Define production ownership before the pilot starts. Identify the team that will operate the AI system. Define monitoring, retraining, exception handling, and reporting responsibilities. Fund these roles as part of the deployment budget.

Build integration first. Map every system the AI needs to access. Use standardised connectivity. Build the integration fabric before or alongside the AI — not after. The AI should plug into a connected infrastructure, not create a new silo.

Invest in change management. Include operational teams from week one. Train on new workflows. Establish feedback loops. Build confidence through gradual adoption with human-in-the-loop safeguards.

Deploy in sprints, not phases. Deliver working production capability every two weeks. Do not wait for a complete system before going live. Each sprint delivers measurable value, builds confidence, and identifies issues before they become systemic.

Measure business outcomes, not technical metrics. Report on hours saved, costs reduced, errors eliminated, and revenue generated — not model accuracy, token counts, or inference latency. The board cares about business impact. So should the AI team.

This is the framework we apply to every engagement. The discovery call identifies the business problem. The solution design defines the operational architecture. The build-and-deliver phase deploys in agile sprints with weekly demos. And the operate phase provides 24/7 monitoring, retraining, and continuous improvement — because production AI is an ongoing operation, not a project that ends.

The Gap Is Closing — For the Enterprises That Act

The pilot-to-production gap is not inevitable. It is a failure of operational discipline, not a limitation of AI technology.

The enterprises that treat AI as a technology project — build the demo, impress the committee, hand it to operations — will continue to accumulate proofs of concept that never reach production.

The enterprises that treat AI as an operational commitment — define the business case, prepare the data, build the integrations, own the operations, manage the change — will move from pilot to production and capture the returns that 88% of deploying enterprises already report.

Gartner says 40% of enterprise applications will include AI agents by year-end. That leaves a narrow window for enterprises still stuck in pilot purgatory to catch up. The technology is ready. The infrastructure is funded. The standards are settled. The only remaining question is whether your enterprise has the operational discipline to move from a successful demo to a successful deployment.

The pilot worked. Now make the deployment work too.
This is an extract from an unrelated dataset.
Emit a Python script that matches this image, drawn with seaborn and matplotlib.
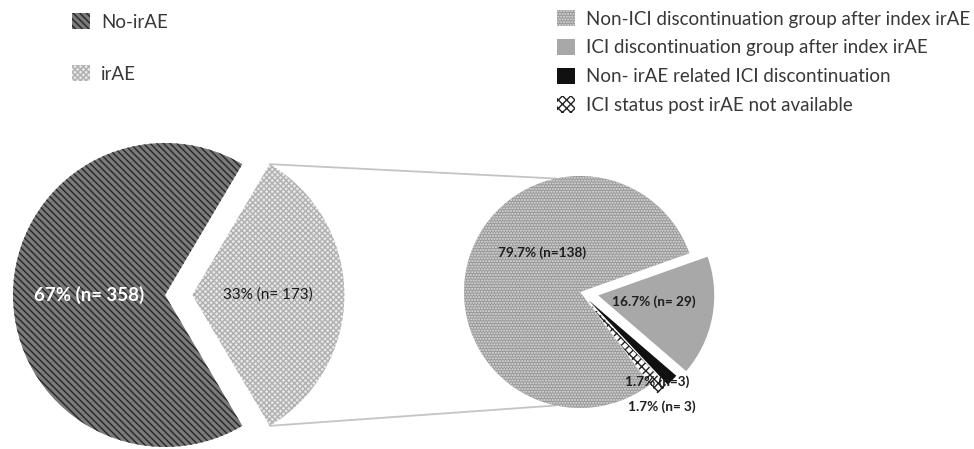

“The industry calls it pilot purgatory — a successful AI proof of concept that never reaches production. After 50+ enterprise deployments, the reasons are always the same: the pilot solved a demo problem instead of a business problem, the pilot data was clean but production data is not, nobody owns the AI in production, the integration was underestimated, and change management was skipped. None of these are technology problems. They are operational problems. And every one of them has a solution — if you apply the discipline before the pilot starts, not after it stalls.”